The release of a report showing that some 70 percent of Minnesota school districts refuse to serve hot lunches to kids whose accounts have deficits triggered a flurry of press releases, tweets and pointed fingers.
Some vowed support for a bill being carried by Rep. Yvonne Selcer of Minnetonka and Sen. Jeff Hayden of Minneapolis, both DFLers, to extend free lunch to the 61,500 students who now pay 40 cents per meal. Others questioned why several bills to fully fund meals for students who qualify for reduced-price lunches or to ban schools from cutting them off failed in the 2013 session.

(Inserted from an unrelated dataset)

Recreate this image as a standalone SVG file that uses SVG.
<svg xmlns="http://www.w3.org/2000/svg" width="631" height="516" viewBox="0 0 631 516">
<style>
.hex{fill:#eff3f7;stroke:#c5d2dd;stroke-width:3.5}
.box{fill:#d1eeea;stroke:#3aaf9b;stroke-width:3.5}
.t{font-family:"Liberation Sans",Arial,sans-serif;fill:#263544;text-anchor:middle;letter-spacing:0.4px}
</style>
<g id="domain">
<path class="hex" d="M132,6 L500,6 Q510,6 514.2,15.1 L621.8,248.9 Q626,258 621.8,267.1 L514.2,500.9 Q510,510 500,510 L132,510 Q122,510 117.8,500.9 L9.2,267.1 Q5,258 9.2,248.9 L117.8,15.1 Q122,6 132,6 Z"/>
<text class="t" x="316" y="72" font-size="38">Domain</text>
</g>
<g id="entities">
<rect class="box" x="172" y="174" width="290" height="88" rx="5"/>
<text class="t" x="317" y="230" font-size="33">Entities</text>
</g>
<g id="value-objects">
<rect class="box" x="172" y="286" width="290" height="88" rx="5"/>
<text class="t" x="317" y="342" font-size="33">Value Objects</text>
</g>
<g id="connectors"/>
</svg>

Last year three bills were introduced in each legislative chamber, as well as a pair that would have beefed up school nutrition programs overall by adding two cents per meal to the 12 cents the state now adds to federal food funding. None of the measures made it out of committee.

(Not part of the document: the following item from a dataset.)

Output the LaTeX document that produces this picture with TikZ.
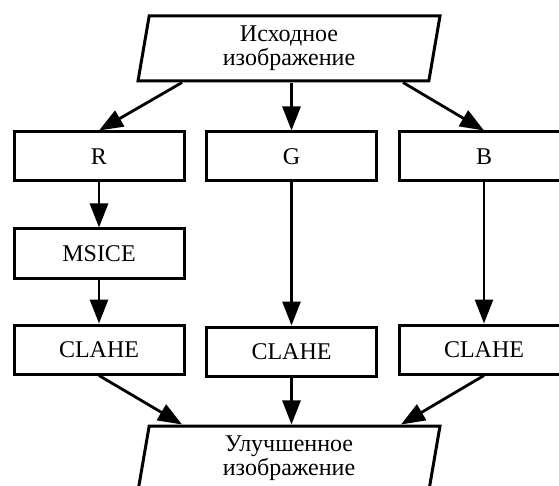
\documentclass[tikz,border=0pt]{standalone}
\usepackage{fontspec}
\setmainfont{Liberation Serif}
\usetikzlibrary{positioning, arrows.meta, shapes.geometric}

\begin{document}
\begin{tikzpicture}[x=1pt, y=-1pt,
    font=\fontsize{24}{24}\selectfont,
    box/.style={draw, line width=3pt, minimum width=170pt,
                minimum height=49pt, inner sep=0pt},
    io/.style={draw, line width=3pt, trapezium, trapezium left angle=76,
               trapezium right angle=104, trapezium stretches body,
               minimum width=302pt, minimum height=65pt, align=center, inner sep=0pt},
    arr/.style={line width=2.8pt, -{Triangle[length=24pt, width=18pt]}}]
  \useasboundingbox (0,0) rectangle (559,486);
  \clip (0,0) rectangle (559,486);

  \node[io] (src) at (289,48.5) {Исходное\\изображение};

  \node[box] (r) at (99,156.5) {R};
  \node[box] (g) at (291.5,156.5) {G};
  \node[box] (b) at (484,156.5) {B};
  \node[box] (msice) at (99,253.5) {MSICE};
  \node[box] (clr) at (99,349.5) {CLAHE};
  \node[box] (clg) at (291.5,351.5) {CLAHE};
  \node[box] (clb) at (484,349.5) {CLAHE};

  \node[io] (dst) at (289,458.5) {Улучшенное\\изображение};

  \draw[arr] ([xshift=-107pt]src.south) -- (r.north);
  \draw[arr] (src.south -| g.north) -- (g.north);
  \draw[arr] ([xshift=114pt]src.south) -- (b.north);
  \draw[arr] (r) -- (msice);
  \draw[arr] (msice) -- (clr);
  \draw[arr] (g) -- (clg);
  \draw[arr] (b) -- (clb);
  \draw[arr] (clr.south) -- ([xshift=-107pt]dst.north);
  \draw[arr] (clg.south) -- (dst.north -| clg.south);
  \draw[arr] (clb.south) -- ([xshift=112pt]dst.north);
\end{tikzpicture}
\end{document}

“Politics is funny,” tweeted Rep. Ryan Winkler, the Golden Valley DFLer who sponsored one of the 2013 bills. “A year ago it was hard to get people to pay attention to a bill stopping schools from pulling kids’ lunches.”
Looks like that won’t be the case this year; both major political parties Tuesday stepped into the fray, insisting they were champions of the effort to end the practice of “tray pulling” — of taking hot meals from children at the end of the lunch line and dumping them in the trash.
Gov. Mark Dayton was first out of the gate with a statement promising to extend free lunch. “No child in Minnesota should be denied a healthy lunch,” Dayton said in an early afternoon statement. “We cannot expect our students to succeed on an empty stomach. I look forward to working with the legislature to make this issue a priority in the upcoming legislative session, and fully fund the bill authored by Sen. Jeff Hayden and Rep. Yvonne Selcer.
Selcer was quick to follow up with a press release expressing her thanks to the governor, while Hayden tweeted his appreciation.
Delano Republican Rep. Joe McDonald fired back, blaming the DFL for the death of last year’s legislation. “It disappoints me that House Democrats chose special interests and partisan politics over children,” he said. “I offered an amendment last year on the House floor that would have provided funding to ensure low-income children are not turned away from the lunch table for lack of payment.
“My amendment would have utilized funding from more bureaucracy — including a new climate center — to help ensure our students don’t go without a school lunch,” McDonald continued. “Unfortunately, Democrats stood on the side of spending more taxpayer dollars in a government agency instead of taking the opportunity to support our children.”
The whole truth is, of course, much more complicated and — given the heat generated by Tuesday’s headlines — fuzzy. The bills initially introduced had a number of sponsors from both parties. All met with resistance, either to including the $3.5 million tab on a long list of education-spending priorities or to require schools to provide meals the state would not completely subsidize.
Some of that resistance was political, some of it from the school nutrition services lobby, which characterized the efforts as an “unfunded mandate.”
Eleventh-hour attempts to simply ban the practice of denying a child a lunch failed despite strong GOP support, as did the anti-bullying bill that would have created the aforementioned climate center. A separate climate effort operated by the state Department of Public Safety did get funding, but the money cannot not be spent until the Safe Schools act is adopted. The Safe Schools act failed in the last hours of the session when the House GOPers threatened a filibuster.
Finally, last week Sen. Sean Nienow, the ranking minority member on the Senate Education Finance Committee, told MPR he had concerns about this year’s proposal to fix the lunch problem.
“The concern with that is number one, you’re completely disengaging families that theoretically at least have a fairly substantial ability to pay something,” said the Cambridge Republican. “If the problem is that we have one or two or 10 or 50 or 100 or 1,000 kids that have a parent that [isn’t] fulfilling their responsibility, well then let’s look at targeting the resources to fix that problem, and not spend it on all 60,000 kids.”